GOAL OF THE EXERCISE:
Using the data below, tally the lines that include the string "this". Only the number is wanted.

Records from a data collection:
'''
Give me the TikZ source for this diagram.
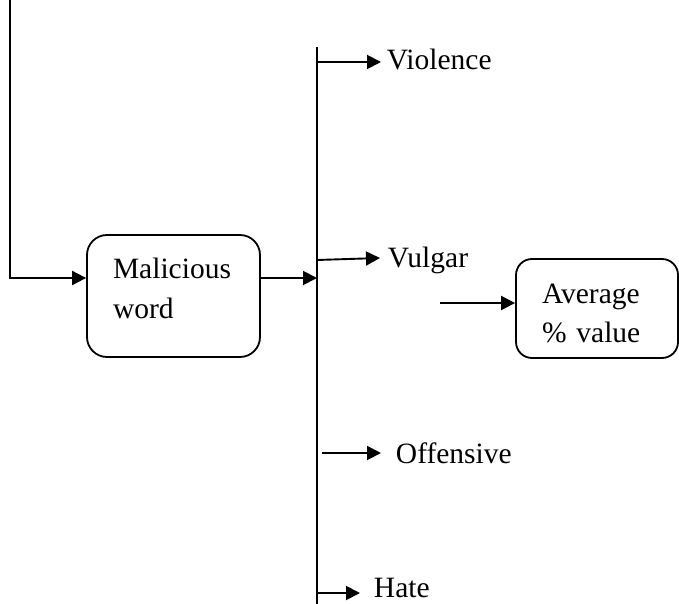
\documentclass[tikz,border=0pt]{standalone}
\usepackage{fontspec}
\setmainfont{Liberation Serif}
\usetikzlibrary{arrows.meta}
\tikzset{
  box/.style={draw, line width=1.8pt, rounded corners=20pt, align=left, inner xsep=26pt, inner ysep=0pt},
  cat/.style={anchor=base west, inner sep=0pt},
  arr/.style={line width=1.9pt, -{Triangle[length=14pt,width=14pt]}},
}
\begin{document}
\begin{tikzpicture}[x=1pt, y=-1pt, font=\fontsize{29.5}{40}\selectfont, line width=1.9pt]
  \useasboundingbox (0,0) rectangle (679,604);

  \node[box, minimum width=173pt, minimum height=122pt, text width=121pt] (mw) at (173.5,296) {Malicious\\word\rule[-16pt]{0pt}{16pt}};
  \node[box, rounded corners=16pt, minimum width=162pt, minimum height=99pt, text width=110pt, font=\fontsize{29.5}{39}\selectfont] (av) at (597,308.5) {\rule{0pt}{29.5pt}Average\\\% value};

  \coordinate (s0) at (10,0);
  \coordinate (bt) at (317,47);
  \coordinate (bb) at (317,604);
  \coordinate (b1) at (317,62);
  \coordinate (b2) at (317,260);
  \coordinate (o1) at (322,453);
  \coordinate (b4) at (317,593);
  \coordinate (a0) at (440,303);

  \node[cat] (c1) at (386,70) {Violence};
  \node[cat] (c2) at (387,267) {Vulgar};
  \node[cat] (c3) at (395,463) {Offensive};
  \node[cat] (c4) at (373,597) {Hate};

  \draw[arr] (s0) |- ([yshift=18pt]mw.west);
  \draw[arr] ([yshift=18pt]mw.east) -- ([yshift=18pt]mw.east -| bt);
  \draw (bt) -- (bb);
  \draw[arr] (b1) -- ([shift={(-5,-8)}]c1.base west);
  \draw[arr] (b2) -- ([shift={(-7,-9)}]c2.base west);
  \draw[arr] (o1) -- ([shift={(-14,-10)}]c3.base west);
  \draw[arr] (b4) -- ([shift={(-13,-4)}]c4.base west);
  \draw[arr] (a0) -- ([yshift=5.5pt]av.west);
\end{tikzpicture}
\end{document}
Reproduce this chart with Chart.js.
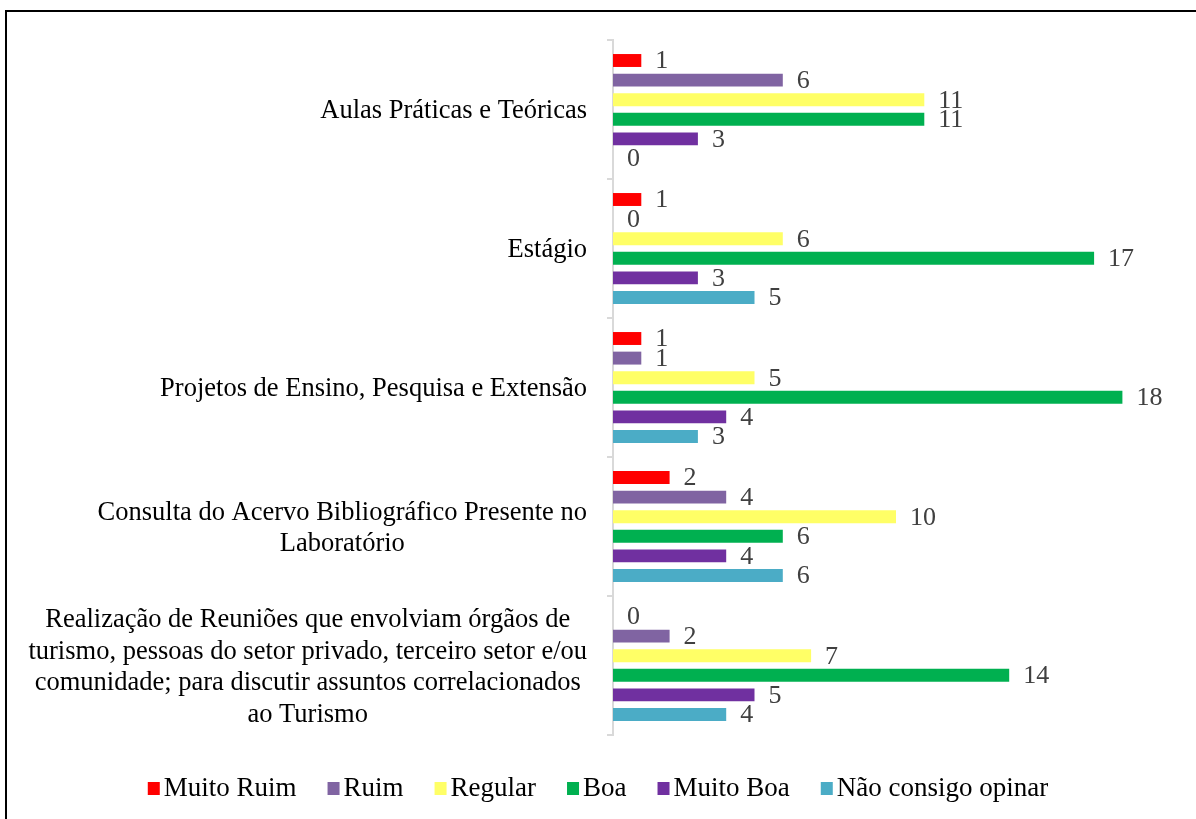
'''
COMPLETE ANSWER:
2